Brett recently trained a group of unusually switched-on local government professionals who send out mass email (electronic direct mail or eDM).
Some send their mass email to get bums on seats at the local arts centre, others to keep traders updated, others to communicate (or not) to library members. You get the idea.
“What time do you send your emails?” Brett asked.
Half answered: “Whenever they are ready to go.”
Yikes! Nope – there should always be some hypothesis behind a send time.
Others in the group had a more reasoned send time:
“Our email is about what readers do in their personal time so we thought that lunch time or evenings was a good send time. It gives people a chance to get to work in the morning, get settled in, then at lunch time they might check their personal emails. Similarly we thought that after dinner was a good time to send emails.”
Hmmm…
When was the last time you waited to get home or break for lunch before reading ‘personal’ emails?
Precisely.
We don’t live in a demarcated world. People are online, available – and very distractable – all their waking hours and that especially includes work hours. Be the distraction!
Whatever time you choose, start with a hypothesis; then test it. That’s what we’ve been doing. Check your email stats, change one thing next time and note any differences in open rate. Speed this process up by dividing your database into segments and trying different times for different segments.
Note: whatever time you send your email, you will see a spike in opens for the hour or so afterwards. That’s because new emails are hard to ignore. Emails are more likely to be opened when they are “fresh” no matter what the time.

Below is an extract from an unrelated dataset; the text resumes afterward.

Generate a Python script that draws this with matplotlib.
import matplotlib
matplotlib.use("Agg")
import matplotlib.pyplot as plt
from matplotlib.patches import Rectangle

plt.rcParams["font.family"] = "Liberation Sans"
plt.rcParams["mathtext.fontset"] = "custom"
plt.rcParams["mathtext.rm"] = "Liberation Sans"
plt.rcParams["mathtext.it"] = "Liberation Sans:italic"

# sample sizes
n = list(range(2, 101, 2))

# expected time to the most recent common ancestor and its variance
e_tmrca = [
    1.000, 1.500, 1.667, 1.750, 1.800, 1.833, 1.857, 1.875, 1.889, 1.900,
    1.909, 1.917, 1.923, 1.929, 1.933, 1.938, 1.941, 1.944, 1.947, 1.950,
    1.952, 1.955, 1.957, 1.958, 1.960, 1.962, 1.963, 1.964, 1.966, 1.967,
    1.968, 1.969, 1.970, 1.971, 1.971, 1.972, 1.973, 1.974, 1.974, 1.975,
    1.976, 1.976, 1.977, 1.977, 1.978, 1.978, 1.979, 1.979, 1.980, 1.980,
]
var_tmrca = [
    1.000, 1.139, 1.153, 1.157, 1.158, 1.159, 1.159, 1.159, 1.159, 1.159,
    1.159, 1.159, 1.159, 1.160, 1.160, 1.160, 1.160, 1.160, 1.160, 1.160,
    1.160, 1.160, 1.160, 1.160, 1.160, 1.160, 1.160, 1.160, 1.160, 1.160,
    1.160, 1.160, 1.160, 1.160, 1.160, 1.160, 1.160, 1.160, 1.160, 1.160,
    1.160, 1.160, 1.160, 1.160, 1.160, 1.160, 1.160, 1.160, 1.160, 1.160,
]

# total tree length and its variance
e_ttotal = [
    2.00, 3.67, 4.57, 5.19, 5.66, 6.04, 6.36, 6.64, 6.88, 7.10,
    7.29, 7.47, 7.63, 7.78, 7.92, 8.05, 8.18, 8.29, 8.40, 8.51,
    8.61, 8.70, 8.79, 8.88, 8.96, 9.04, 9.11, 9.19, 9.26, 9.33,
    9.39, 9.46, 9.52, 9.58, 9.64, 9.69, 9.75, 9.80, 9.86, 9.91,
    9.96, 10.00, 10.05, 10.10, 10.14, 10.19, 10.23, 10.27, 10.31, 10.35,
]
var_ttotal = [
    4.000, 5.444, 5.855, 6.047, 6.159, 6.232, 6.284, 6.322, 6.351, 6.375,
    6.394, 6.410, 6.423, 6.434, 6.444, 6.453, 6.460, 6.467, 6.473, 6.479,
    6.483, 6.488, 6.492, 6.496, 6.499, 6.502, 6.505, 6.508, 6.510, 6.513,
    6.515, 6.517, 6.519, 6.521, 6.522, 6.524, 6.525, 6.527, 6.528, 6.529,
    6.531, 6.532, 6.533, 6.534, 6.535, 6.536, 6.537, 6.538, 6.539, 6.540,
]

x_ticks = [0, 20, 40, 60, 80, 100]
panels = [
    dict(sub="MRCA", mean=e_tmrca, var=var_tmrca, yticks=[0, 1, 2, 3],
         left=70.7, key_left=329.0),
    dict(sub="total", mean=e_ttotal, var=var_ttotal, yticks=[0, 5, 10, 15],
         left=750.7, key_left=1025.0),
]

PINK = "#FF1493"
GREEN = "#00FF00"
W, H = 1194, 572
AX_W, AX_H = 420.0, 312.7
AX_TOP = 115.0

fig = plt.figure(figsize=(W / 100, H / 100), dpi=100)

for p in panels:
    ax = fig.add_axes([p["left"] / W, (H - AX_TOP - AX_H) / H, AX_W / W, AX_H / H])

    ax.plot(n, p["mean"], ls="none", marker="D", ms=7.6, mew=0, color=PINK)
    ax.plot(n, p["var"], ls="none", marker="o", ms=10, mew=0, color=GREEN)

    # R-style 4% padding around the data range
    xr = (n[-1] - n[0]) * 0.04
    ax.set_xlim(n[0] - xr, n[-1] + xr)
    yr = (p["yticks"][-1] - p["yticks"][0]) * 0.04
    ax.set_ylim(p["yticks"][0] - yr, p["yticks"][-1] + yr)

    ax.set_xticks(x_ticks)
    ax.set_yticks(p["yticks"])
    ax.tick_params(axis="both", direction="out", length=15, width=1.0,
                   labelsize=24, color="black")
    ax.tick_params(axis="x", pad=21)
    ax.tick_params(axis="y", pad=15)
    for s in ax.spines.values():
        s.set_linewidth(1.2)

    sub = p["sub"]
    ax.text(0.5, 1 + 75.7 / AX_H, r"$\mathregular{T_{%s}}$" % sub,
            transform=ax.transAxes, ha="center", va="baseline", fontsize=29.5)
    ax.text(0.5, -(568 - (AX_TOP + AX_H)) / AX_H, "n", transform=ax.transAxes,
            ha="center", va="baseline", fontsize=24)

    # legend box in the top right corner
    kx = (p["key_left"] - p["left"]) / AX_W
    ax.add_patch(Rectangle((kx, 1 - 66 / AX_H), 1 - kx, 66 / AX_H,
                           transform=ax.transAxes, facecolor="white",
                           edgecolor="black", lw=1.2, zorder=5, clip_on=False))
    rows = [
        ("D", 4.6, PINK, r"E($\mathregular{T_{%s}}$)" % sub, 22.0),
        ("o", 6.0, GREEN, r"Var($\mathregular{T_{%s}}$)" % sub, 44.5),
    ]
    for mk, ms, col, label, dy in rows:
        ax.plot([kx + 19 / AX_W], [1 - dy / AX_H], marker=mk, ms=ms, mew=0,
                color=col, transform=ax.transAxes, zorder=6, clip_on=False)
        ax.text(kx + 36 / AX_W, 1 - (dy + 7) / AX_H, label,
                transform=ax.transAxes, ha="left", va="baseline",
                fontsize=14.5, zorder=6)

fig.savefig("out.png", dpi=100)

One email that the local government group sends is distributed at 4pm – not a time we’d recommend. However there was an undeniable peak of opens during 4pm to 5pm. This can lead people to think that this was the best time to send this particular email to this particular audience.
We beg to differ. Indeed you can see a spike the morning after the email was sent – at just around office opening hours time. If the initial send was at office opening time, the spike we daresay would have been higher than the 4pm spike. We may be wrong but regardless the send time needs to be tested.